With the Full-Band Phase Control engaged, I detected an increased smoothness in the midrange, which was most notable in the vocals, resulting in a choral-like blending. When I disengaged this function, individual voices appeared to pop out a little more, demonstrating their characteristic differences. When the function was engaged, the track sounded like it had been recorded in a studio, whereas it actually sounded more live when the control was disengaged, and there was some added distortion. I tended to become fatigued more easily when this function was disengaged for prolonged periods.

Moving on to movies, I checked out Spider-Man 3 on Blu-ray. In an early scene, Harry stealthily descends upon a hapless Peter as he rides a souped-up hoverboard. The two engage in a super battle high above the city, throwing each other into buildings and dodging flying slice-and-dice boomerangs. Since the PS3 decodes the Dolby TrueHD soundtrack and sends it as linear PCM via HDMI, it didn't matter if I chose that option or the uncompressed audio track—the outcome was virtually identical because Dolby TrueHD is lossless. Uncompressed and lossless audio provides a smoother frequency response than tracks that have been compressed with lossy algorithms, such as Dolby Digital.
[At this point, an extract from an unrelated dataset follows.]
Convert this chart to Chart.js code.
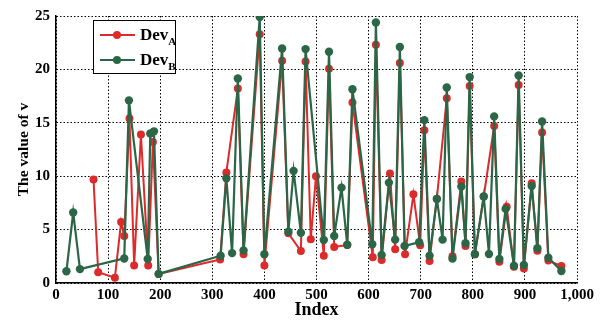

Overall, the uncompressed soundtrack is tighter and more focused, with a brilliance and clarity that is not audible in the highly compressed Dolby Digital version.

In the Blu-ray version of Ratatouille, the rain near the beginning was staggering in its realism. The uncompressed audio allowed the 94TXH to create an immersive soundfield with tremendous depth and delicate detail. Sound-effects localization was extremely accurate and coherent. The sound was actually a little creepy when all the rats' tiny paws are scampering along the kitchen tiles.

As I mentioned earlier, the 94TXH includes a Faroudja DCDi video processor that upconverts incoming analog video signals for output via HDMI. (It does not process HDMI inputs in any way, passing what comes in directly to the HDMI output.) To test this function, I connected my HD DVD player's component and HDMI outputs to the AVR and set the player's output resolution to 480p. This allowed me to A/B the signals by switching between the two inputs—the component input was processed by the receiver, while the HDMI input was passed to the projector for upscaling. I used Lord of the Rings: Return of the King on DVD as my test material.

Fine details were generally good with the 94TXH's upconversion via component, particularly sequences with sweeping landscapes, though colors appeared slightly muted and flat. Switching to the HDMI input, the difference was dramatic—the picture popped with much more dimensionality, and it had more shadow detail, greater contrast, and enhanced color saturation, resulting in a far richer and more robust image. Just to be sure there wasn't a difference between the player's outputs, I connected them directly to the projector and saw that the image was virtually unchanged in both cases. This note in the 94TXH's manual says it all: "For optimal video performance, THX recommends switching Digital Video Conversion off."

I installed the Pioneer VSX-94TXH after reviewing the Denon AVR-888 for (soon to be posted), a model that sells for half the price of the Pioneer. At that time, I was in the middle of a PS3 game called Uncharted: Drake's Fortune (in which UAV editor Scott Wilkinson plays various instruments on the musical score).

I had just reached the part where monsters swarm deep below the ground, and the realism of the sound effects was significantly heightened with the Pioneer, which also had greater dynamic range, even at lower volumes. The intricate 5.1-channel soundtrack was far more immediate with the 94TXH than it had been with the Denon. The dripping water in the dank, dark corridors practically brushed against my neck, and the grunts and growls of the monsters seemed to be coming from another room, making it just too frightening to continue. It was obvious that the Pioneer's higher price was about performance, not just features.